We have an aging population of cave(rn) divers. The diving “zealots” who pioneered this activity in the 1960s and 1970s are now getting older (present company excluded, of course!), and are exhibiting health issues consistent with their age. The newer divers often are older as well, as they are the ones who have the disposable income to participate. Both groups may have diagnosed, or even undiagnosed, health issues such as high blood pressure, coronary artery disease, poor physical conditioning, or other problems that cause or contribute to fatalities.
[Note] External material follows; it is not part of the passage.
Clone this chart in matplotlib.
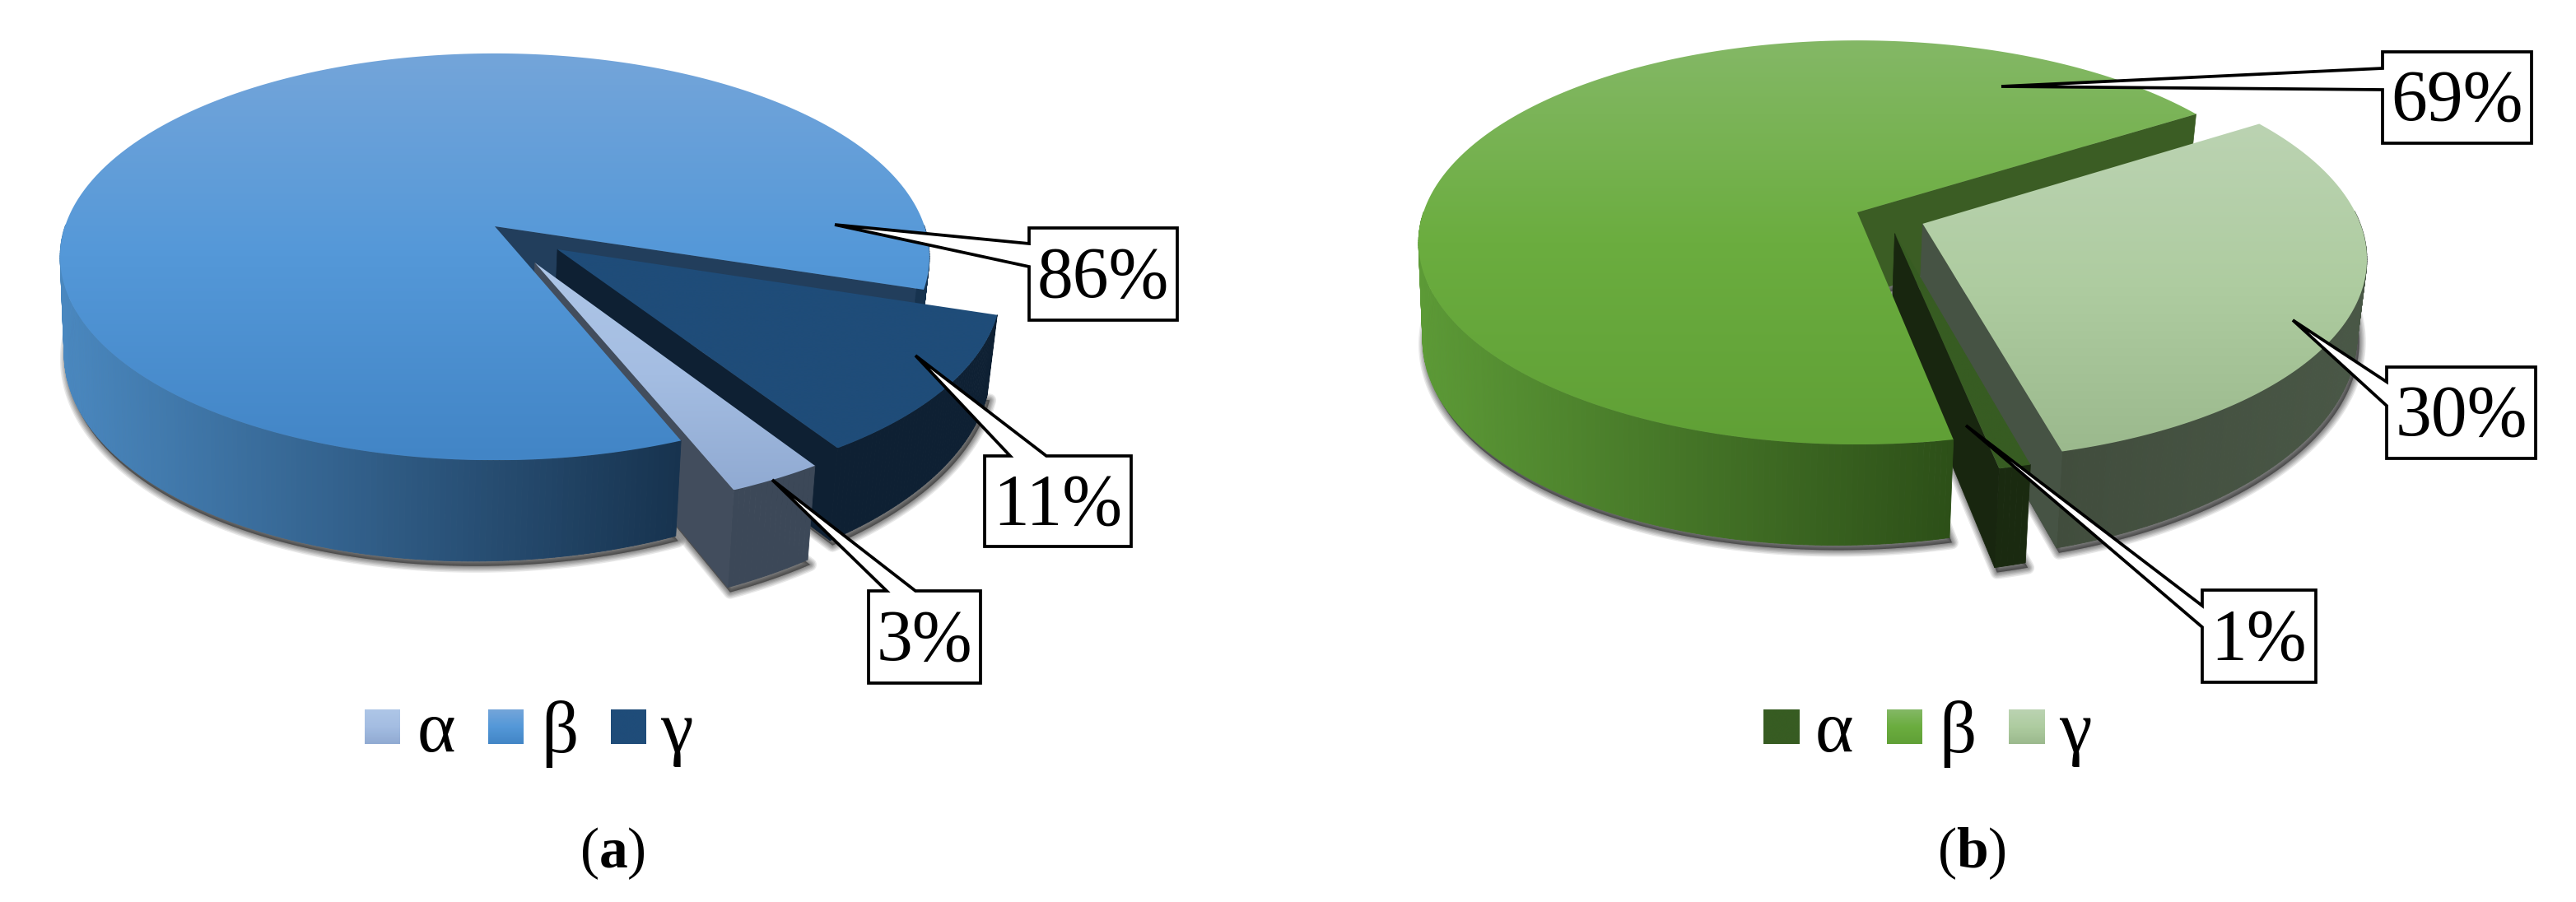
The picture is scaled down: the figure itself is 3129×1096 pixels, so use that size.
import numpy as np
import matplotlib
matplotlib.use("Agg")
import matplotlib.pyplot as plt
from matplotlib.colors import LinearSegmentedColormap, to_rgb
from matplotlib.patches import Polygon
from matplotlib.collections import PolyCollection

plt.rcParams['font.family'] = ['Liberation Serif', 'DejaVu Serif']
plt.rcParams['mathtext.fontset'] = 'custom'
plt.rcParams['mathtext.rm'] = 'Liberation Serif'
plt.rcParams['mathtext.bf'] = 'Liberation Serif:bold'

# ---------- data ----------
categories = ['α', 'β', 'γ']
values_a = [3, 86, 11]
values_b = [1, 69, 30]
panel_labels = ['a', 'b']

W, H = 3129, 1096
fig = plt.figure(figsize=(W / 100, H / 100), dpi=100, facecolor='white')
ax = fig.add_axes([0, 0, 1, 1])
ax.set_xlim(0, W)
ax.set_ylim(H, 0)
ax.axis('off')

Z = [10]
def nz():
    Z[0] += 1
    return Z[0]


def grad_poly(pts, stops):
    """Fill polygon with a vertical gradient."""
    pts = np.asarray(pts)
    x0, x1 = pts[:, 0].min(), pts[:, 0].max()
    y0, y1 = pts[:, 1].min(), pts[:, 1].max()
    cm = LinearSegmentedColormap.from_list('g', stops)
    z = nz()
    im = ax.imshow(np.linspace(0, 1, 256)[:, None], cmap=cm, vmin=0, vmax=1,
                   extent=[x0, x1, y1, y0], aspect='auto', zorder=z, interpolation='bilinear')
    p = Polygon(pts, closed=True, transform=ax.transData, fc='none', ec='none')
    ax.add_patch(p)
    im.set_clip_path(p)
    ax.set_xlim(0, W)
    ax.set_ylim(H, 0)


class Pie:
    def __init__(self, cx, cy, A, B, k, D, q=0.11, shrink=0.985, shift=-3):
        self.cx, self.cy, self.A, self.B, self.k, self.D = cx, cy, A, B, k, D
        self.q, self.shrink, self.shift = q, shrink, shift

    def top(self, u, v):
        w = 1 + self.k * v
        return np.column_stack([self.cx + self.A * u / w, self.cy - self.B * v / w])

    def bot(self, u, v):
        w = 1 + self.k * v
        return np.column_stack([self.cx + self.A * u / w * self.shrink + self.shift,
                                self.cy - self.B * v / w + self.D / w * (1 - self.q * u)])


def slice_geom(t0, t1, e, d):
    n = max(int(abs(t1 - t0) * 1.5), 6)
    th = np.radians(np.linspace(t0, t1, n))
    ox, oy = e * np.cos(np.radians(d)), e * np.sin(np.radians(d))
    return np.cos(th) + ox, np.sin(th) + oy, np.array([ox]), np.array([oy])


def top_poly(pie, g):
    u, v, ax0, ay0 = g
    return np.vstack([pie.top(ax0, ay0), pie.top(u, v)])


def bot_poly(pie, g):
    u, v, ax0, ay0 = g
    return np.vstack([pie.bot(ax0, ay0), pie.bot(u, v)])


def outer_wall(pie, g, c0, c1=None):
    u, v, _, _ = g
    t, b = pie.top(u, v), pie.bot(u, v)
    quads, cols = [], []
    c0, c1r = np.array(to_rgb(c0)), np.array(to_rgb(c1 if c1 else c0))
    xmin, xmax = pie.wall_range
    for i in range(len(u) - 1):
        if v[i] > 0.0 and v[i + 1] > 0.0:   # back of the rim is hidden by the top face
            continue
        quads.append([t[i], t[i + 1], b[i + 1], b[i]])
        f = np.clip(((t[i, 0] + t[i + 1, 0]) / 2 - xmin) / (xmax - xmin), 0, 1)
        cols.append(c0 + (c1r - c0) * f)
    ax.add_collection(PolyCollection(quads, facecolors=cols, edgecolors=cols, linewidths=0.6, zorder=nz()))


def radial_wall(pie, g, idx, c):
    u, v, a0, b0 = g
    ui, vi = u[[idx]], v[[idx]]
    q = np.vstack([pie.top(a0, b0), pie.top(ui, vi), pie.bot(ui, vi), pie.bot(a0, b0)])
    ax.add_patch(Polygon(q, closed=True, fc=c, ec=c, lw=0.5, zorder=nz()))


def shadow(pie, g):
    pts = bot_poly(pie, g) + np.array([3, 6])
    for lw in [16, 13, 10, 7.5, 5, 2.5]:
        ax.add_patch(Polygon(pts, closed=True, fc='k', ec='k', lw=lw * 0.72, alpha=0.09,
                             joinstyle='round', zorder=2))


def angles(vals, start):
    out, t = [], start
    for v in vals:
        t2 = t - 3.6 * v
        out.append((t, t2))
        t = t2
    return out


def callout(box, tip, base, text, fs=63):
    x0, y0, x1, y1 = box
    side, b0, b1 = base
    if side == 'left':
        pts = [(x0, y0), (x1, y0), (x1, y1), (x0, y1), (x0, b1), tip, (x0, b0)]
    else:  # top
        pts = [(x0, y0), (b0, y0), tip, (b1, y0), (x1, y0), (x1, y1), (x0, y1)]
    ax.add_patch(Polygon(pts, closed=True, fc='white', ec='black', lw=2.7, joinstyle='miter', zorder=60))
    ax.text((x0 + x1) / 2, (y0 + y1) / 2 + 6, text, ha='center', va='center', fontsize=fs, color='black', zorder=61)


def legend(items, y0=862, y1=904, fs=64):
    for (lab, sx0, sx1, tx, stops) in items:
        pts = [(sx0, y0), (sx1, y0), (sx1, y1), (sx0, y1)]
        grad_poly(pts, stops)
        ax.text(tx, 892, lab, ha='center', va='center', fontsize=fs, color='black', zorder=61)


# ---------- panel a ----------
pa = Pie(601, 275, 522, 241.6, 0.15, 104)
pa.wall_range = (71, 825)
ang = angles(values_a, -57.3)
ga = slice_geom(*ang[0], 0.20, -63)
gb = slice_geom(*ang[1], 0, 0)
gc = slice_geom(*ang[2], 0.183, -38.5)
A_TOP = ['#aec6e7', '#a4bde2', '#90aad2']
B_TOP = ['#74a5da', '#5498d8', '#4285c6']
C_TOP = ['#1f4c79', '#1f4c79']
for g in (ga, gb, gc):
    shadow(pa, g)
radial_wall(pa, gb, -1, '#223e5c')          # beta cut wall
outer_wall(pa, gc, '#0e2033')
radial_wall(pa, gc, -1, '#0e2033')
outer_wall(pa, ga, '#3c4858')
radial_wall(pa, ga, -1, '#424d5d')
grad_poly(top_poly(pa, ga), A_TOP)
outer_wall(pa, gb, '#4a88c0', '#17334f')
grad_poly(top_poly(pa, gb), B_TOP)
grad_poly(top_poly(pa, gc), C_TOP)

callout((1250, 277, 1430, 389), (1014, 273), ('left', 296, 324), f'{values_a[1]}%')
callout((1196, 554, 1374, 664), (1112, 432), ('top', 1227, 1271), f'{values_a[2]}%')
callout((1055, 718, 1191, 830), (938, 583), ('top', 1077, 1112), f'{values_a[0]}%')
legend([(categories[0], 443, 486, 530, A_TOP),
        (categories[1], 593, 636, 680, B_TOP),
        (categories[2], 742, 785, 822, C_TOP)])
ax.text(744, 1037, '(' + r'$\mathbf{%s}$' % panel_labels[0] + ')', ha='center', va='center', fontsize=50, zorder=61)

# ---------- panel b ----------
pb = Pie(2256, 258, 527, 240, 0.149, 104)
ang = angles(values_b, -75.5)
ga = slice_geom(*ang[0], 0.135, -51)
gb = slice_geom(*ang[1], 0, 0)
gc = slice_geom(*ang[2], 0.16, -21)
A_TOP = ['#375c22', '#375c22']
B_TOP = ['#84b866', '#6bad3f', '#60a036']
C_TOP = ['#bbd3b2', '#aecca0', '#9bb98d']
for g in (ga, gb, gc):
    shadow(pb, g)
radial_wall(pb, gb, -1, '#3b5d24')
pb.wall_range = (2502, 2900)
outer_wall(pb, gc, '#414d3d', '#4a5847')
radial_wall(pb, gc, -1, '#465344')
outer_wall(pb, ga, '#1a2a10')
radial_wall(pb, ga, -1, '#18260f')
grad_poly(top_poly(pb, ga), A_TOP)
pb.wall_range = (1723, 2368)
outer_wall(pb, gb, '#5c9a36', '#2d5018')
grad_poly(top_poly(pb, gb), B_TOP)
grad_poly(top_poly(pb, gc), C_TOP)

callout((2894, 63, 3075, 174), (2431, 105), ('left', 83, 109), f'{values_b[1]}%')
callout((2899, 446, 3080, 557), (2785, 389), ('left', 464, 493), f'{values_b[2]}%')
callout((2675, 717, 2813, 829), (2388, 517), ('left', 736, 762), f'{values_b[0]}%')
legend([(categories[0], 2142, 2186, 2228, A_TOP),
        (categories[1], 2292, 2335, 2378, B_TOP),
        (categories[2], 2440, 2484, 2521, C_TOP)])
ax.text(2395, 1037, '(' + r'$\mathbf{%s}$' % panel_labels[1] + ')', ha='center', va='center', fontsize=50, zorder=61)

fig.savefig('out.png', dpi=100, facecolor='white')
The aforementioned issue involves only two large subpopulation of cave(rn) divers. The third major subgroup are the younger or mid-aged diving “zealots” who are fit and dive regularly. However, this group is not immune to problems. One potential issue is that of complacency. Many of these divers cave dive regularly, sometime two to three times weekly. With this level of activity, it is my observation, supported somewhat by fatality reports, that they begin to skip safety checks, dive briefings, dive planning, proper line protocols, or proper air rules. While they may get away with this decreased level of attention to detail in the short term, eventually some event may occur that then results in a fatality that otherwise may not have.
Finally, the issue of new or developmental technology seems to be playing a part in the number of increased fatalities in trained cave(rn) divers. Use of diver propulsion vehicles (DPVs), stage diving, side mount diving, and rebreathers have all played a part in some fatalities. Again, the population at most implicated in this issue are the younger or mid-aged cave divers who dive on a very regular basis.
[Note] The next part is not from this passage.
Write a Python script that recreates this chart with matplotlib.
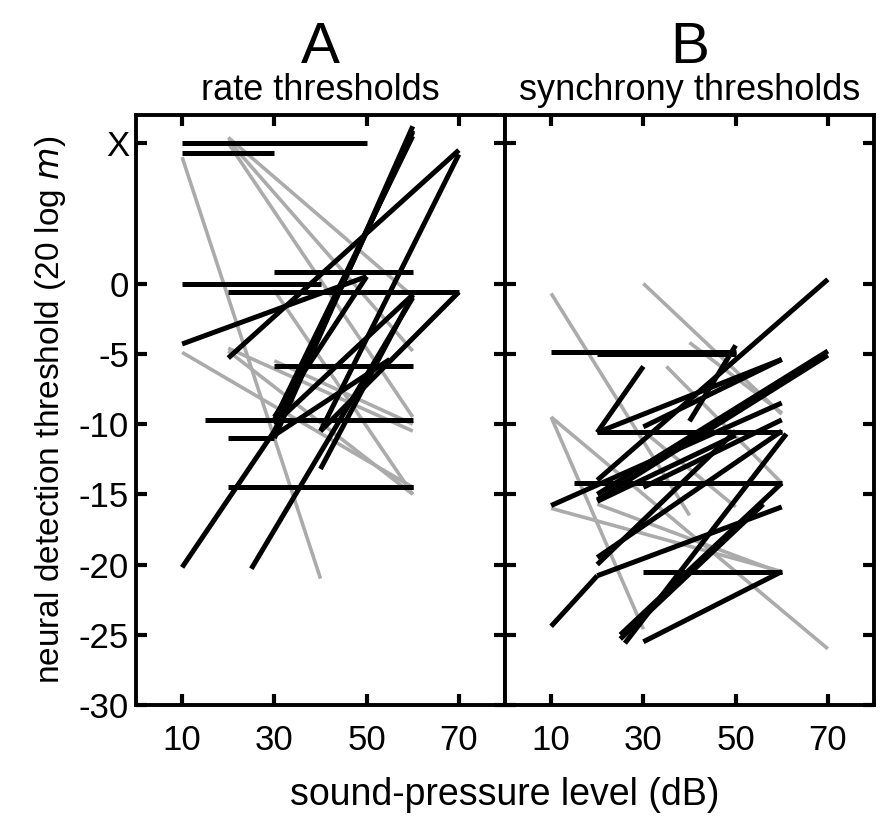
import matplotlib
matplotlib.use("Agg")
import matplotlib.pyplot as plt

plt.rcParams['font.family'] = ['Liberation Sans', 'DejaVu Sans']

# ---- data: each segment is (x_start, y_start, x_end, y_end) ----
# y = 10 is the "X" (no threshold) level
rate_black = [
    (10, 10.0, 50, 10.0), (10, 9.3, 30, 9.3),
    (30, 0.8, 60, 0.8), (10, 0.0, 40, 0.0), (20, -0.6, 70, -0.6),
    (30, -5.9, 60, -5.9), (15, -9.7, 60, -9.7), (20, -11.0, 30, -11.0),
    (20, -14.5, 60, -14.5), (30, -14.5, 60, -14.5),
    (10, -20.2, 30, -10.5), (30, -10.5, 60, 10.8), (30, -9.7, 60, 10.5),
    (30, -11.0, 60, 11.2), (31, -10.0, 60, 10.9),
    (10, -4.3, 50, 0.5), (20, -5.3, 70, 9.5), (40, -10.5, 70, -0.6),
    (40, -10.5, 70, 9.2), (25, -20.3, 60, -1.0), (30, -10.0, 60, -0.8),
    (30, -9.5, 50, 0.5), (30, -10.8, 55, -5.4), (40, -13.2, 60, -0.8),
]
rate_gray = [
    (10, 9.0, 40, -21.0), (20, 10.4, 60, -0.9), (20, 10.2, 60, -4.8),
    (20, 10.0, 60, -9.5), (10, -4.9, 60, -14.5), (20, -4.6, 60, -10.5),
    (30, -0.5, 60, -15.0), (30, -5.5, 60, -10.0), (20, -4.8, 60, -15.0),
]
sync_black = [
    (10, -4.9, 50, -4.9), (20, -5.0, 50, -5.0), (40, -9.8, 50, -4.4),
    (30, -5.9, 20, -10.6), (20, -10.6, 60, -10.6), (20, -10.6, 60, -5.4),
    (30, -10.2, 60, -5.4), (20, -14.0, 70, 0.3), (10, -15.8, 60, -8.5),
    (15, -14.2, 60, -14.2), (20, -15.0, 70, -4.8), (20, -15.4, 70, -5.1),
    (20, -19.5, 60, -10.5), (10, -24.4, 20, -20.8), (20, -20.8, 60, -15.9),
    (25, -25.3, 56, -15.7), (26, -25.6, 61, -10.7), (25, -25.0, 60, -14.2),
    (30, -25.5, 60, -20.5), (30, -20.5, 60, -20.5), (20, -20.0, 50, -10.5),
    (30, -14.5, 60, -9.7), (20, -15.5, 50, -10.8),
]
sync_gray = [
    (10, -0.7, 40, -16.5), (10, -9.5, 70, -26.0), (10, -9.5, 30, -24.6),
    (30, 0.0, 60, -9.3), (40, -4.2, 60, -9.2), (35, -5.9, 60, -14.2),
    (20, -15.7, 60, -20.6), (10, -16.0, 60, -20.5), (30, -10.5, 50, -15.9),
]

x_ticks = [10, 30, 50, 70]
y_ticks = [-30, -25, -20, -15, -10, -5, 0, 10]
y_ticklabels = ['-30', '-25', '-20', '-15', '-10', '-5', '0', 'X']

panels = [
    ('A', 'rate thresholds', rate_black, rate_gray),
    ('B', 'synchrony thresholds', sync_black, sync_gray),
]

fig = plt.figure(figsize=(8.88, 8.16), dpi=100)
lefts = [136 / 888, 505 / 888]
width = 369 / 888
bottom = 1 - 705 / 816
height = 590 / 816

for i, (letter, sub, blk, gry) in enumerate(panels):
    ax = fig.add_axes([lefts[i], bottom, width, height])
    for x1, y1, x2, y2 in gry:
        ax.plot([x1, x2], [y1, y2], color='#ababab', lw=2.6,
                solid_capstyle='butt', zorder=1)
    for x1, y1, x2, y2 in blk:
        ax.plot([x1, x2], [y1, y2], color='black', lw=3.6,
                solid_capstyle='butt', zorder=2)
    ax.set_xlim(0, 80)
    ax.set_ylim(-30, 12)
    ax.set_xticks(x_ticks)
    ax.set_xticklabels([str(v) for v in x_ticks], fontsize=25)
    ax.set_yticks(y_ticks)
    if i == 0:
        ax.set_yticklabels(y_ticklabels, fontsize=25)
        ax.set_ylabel('neural detection threshold (20 log $\\mathit{m}$)',
                      fontsize=24, labelpad=8)
    else:
        ax.set_yticklabels([])
    ax.tick_params(direction='in', length=8, width=3, top=True, right=True)
    ax.tick_params(axis='x', pad=14)
    ax.tick_params(axis='y', pad=5)
    for s in ax.spines.values():
        s.set_linewidth(2.8)
    ax.text(0.5, 1 + 40 / 590, letter, transform=ax.transAxes, ha='center',
            va='bottom', fontsize=42)
    ax.text(0.5, 1 + 7 / 590, sub, transform=ax.transAxes, ha='center',
            va='bottom', fontsize=26)

fig.text(505 / 888, 1 - 795 / 816, 'sound-pressure level (dB)', ha='center',
         va='center', fontsize=27)

fig.savefig('out.png', dpi=100)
This information is not complete. Some incidents yet remain to be entered and analyzed. In addition, I have not as yet looked at long term trends dealing with diving participation, either in terms of number of cave(rn) divers or number of cave(rn) dives made. Yet, the indications are that these trends are real and compelling. I suggest that every cave diver sits back and takes a look at what he/she is doing, and assess how these trends may pertain to you individually. As I complete further analysis on the accident database, you can expect further reports like this in the near future.
1. Bozanic JE and Halpern, RE, 1996, A statistical evaluation of cave diving fatalities," in Taylor, M. (ed), Proceedings of the 24th Annual Undersea and Hyperbaric Medical Society Pacific Chapter Scientific Meeting and Diver Conference, UHMS
2. Bozanic, JE, 1999, “Compilation of technical diving incident database,” in Stone, T. (ed), Proceedings of the 27th Annual Undersea and Hyperbaric Medical Society Pacific Chapter Scientific Meeting and Diver Conference, UHMS, 6 p.
3. -----, 2001, “Cave diving fatalities in 2000,” NACD Journal, Winter 2000/Spring 2001, pp. 23-26.
4. -----, 2001, “Cave diving fatalities in 2000,” Underwater Speleology, (28:2), pp. 6-8.
 While the database contains many incidents prior to 1973, that year was selected as prior to that time standardized training programs were generally unavailable, so the evaluation of those incidents in this context is nonsensical. Further articles on the topic will include data from that time period.